I V : Is there an ethical question in contemporary art?
T K :: Of course. Art can be provocative, expand boundaries and keep the viewers alert. When art takes on an overt function, it loses quality and turns into design or social advertising. Uselessness benefits art.

I V : You wouldn’t like to decorate walls, would you?
T K : Depends how. In southern Milan there’s a beautiful church, part of the Fondazione Prada project with a Dan Flavin light installation. Is it’s colored lighting a decoration or not? It is decoration, but it’s about color and light.
I V : Conceptual artists tried to distance themselves from materiality and break with galleries?
T K : They tried—but didn’t succeed.
I V : Can architecture distant itself from materiality?
T K :. Once I saw Peter Zumthor’s drawings for the KUB Museum in Bregenz. The drawings are about light. The entire structure is designed to capture light—the initial idea is to catch something immaterial, then build boundaries around it. Good art always tries to capture something that can not be put into words.

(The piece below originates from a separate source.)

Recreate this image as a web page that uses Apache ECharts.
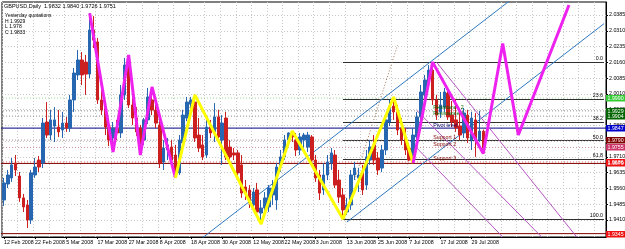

That’s what I like about science too. In fundamental physics or mathematics, abstract concepts are discussed, it’s hard even to imagine extremely abstract concepts.
I V :Tell us about your imagery—wires and technology appear in your paintings.
A: T K : I had a series about building spacecraft and another about a nuclear physics institute. The wires are more like a web that scientists try to untangle—or perhaps entangle. Scientists told me how a reactor-accelerator works: scientists set the same parameters and get different results. I like the theme of chaos that researchers try to unravel.
I V :Tell us about your earliest work.
A: T K : I can’t—I’ve been drawing for as long as I remember, and even as a child I took it seriously.
I V : Idea of the future according to disappointments of the present—is this close to your work?
AT K :: It sounds too optimistic. Today not only the future but even the past turns out to be unpredictable.
I V :how would video game players see your art?
AT K :: I’ve heard positive feedback from virtual reality enthusiasts.